A federal judge has blocked an Arkansas law that required the Ten Commandments to be prominently displayed in public school classrooms and libraries, adding another ruling to the legal fight over religion in public education. In a written judgment issued Monday, U.S. District Court Judge Timothy L. Brooks struck down the 2025 Arkansas mandate after families sued, arguing it violates the Constitution’s limits on government establishment of religion.

The lawsuit was filed by seven Arkansas families of various religious and nonreligious backgrounds, and it challenged the law that required the Ten Commandments be displayed in every public elementary and secondary school classroom and library. The suit named six school districts in Arkansas as defendants.

Brooks’ decision focused on the lack of a constitutional basis for placing the religious text in the middle of standard classroom instruction, according to his written reasoning. He wrote that “nothing could possibly justify hanging the Ten Commandments—with or without historical context — in a calculus, chemistry, French, or woodworking class, to name a few,” and he also said there was no need to imagine a constitutional display mandated by the law.

The ruling blocks the requirement, but the scope of Brooks’ decision is still expected to be a point of dispute. The Associated Press reported that it was not clear whether the decision would apply only to the school districts named in the lawsuit or extend across Arkansas more broadly, based on how the judgment is read and enforced.

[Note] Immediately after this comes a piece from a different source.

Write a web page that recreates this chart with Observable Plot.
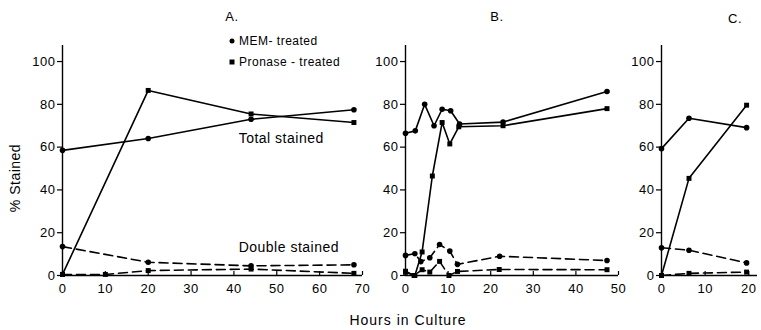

Megan Bailey, a spokesperson for the American Civil Liberties Union of Arkansas, said the ruling “makes clear the law is unconstitutional” and that it would be unwise for any school district in Arkansas to proceed with posting the Ten Commandments. Arkansas Gov. Sarah Huckabee Sanders said in a statement that she plans to appeal the ruling and “defend our state’s values.”

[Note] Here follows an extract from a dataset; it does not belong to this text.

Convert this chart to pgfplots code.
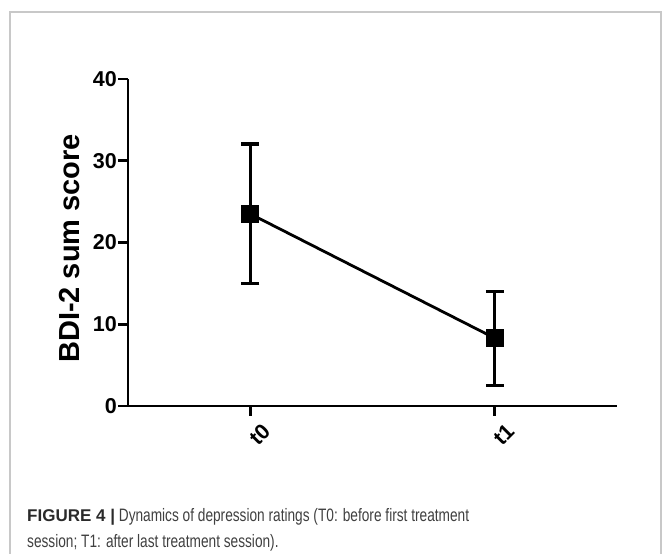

The Arkansas case follows similar efforts by Republicans in other states to incorporate the Ten Commandments into public school classrooms. Louisiana and Texas have both enacted comparable requirements, and both states have faced federal litigation about how and whether schools should place the text in classrooms.

In Louisiana, the mandate began in 2024 and applied to classrooms from kindergarten through college, with litigation moving through the federal courts for nearly two years. The AP reported that a ruling last month vacated an earlier order that had prevented the law from taking effect, clearing the way for displays to be installed after the full 5th U.S. Circuit of Appeals issued its decision on Feb. 20.

Immediately after the Feb. 20 5th Circuit ruling, Louisiana Gov. Jeff Landry directed schools to follow the law and post the Ten Commandments. The law requires schools to accept donated Ten Commandments posters with “large, easily readable font,” and the AP reported that a conservative advocacy group, Louisiana Family Forum, sent posters to most of the state’s parish school systems earlier this year. Louisiana State University President Wade Rousse said the university intended to comply with the law but, as of last week, had not received the donated posters.

Texas has also implemented a similar requirement, with posters going up in classrooms as districts accepted donations or paid to have them printed. The AP reported that about two dozen of Texas’ roughly 1,200 school districts were barred from hanging posters after federal judges issued injunctions in cases against the law, and that litigation remains pending after the 5th U.S. Circuit Court of Appeals heard arguments in January.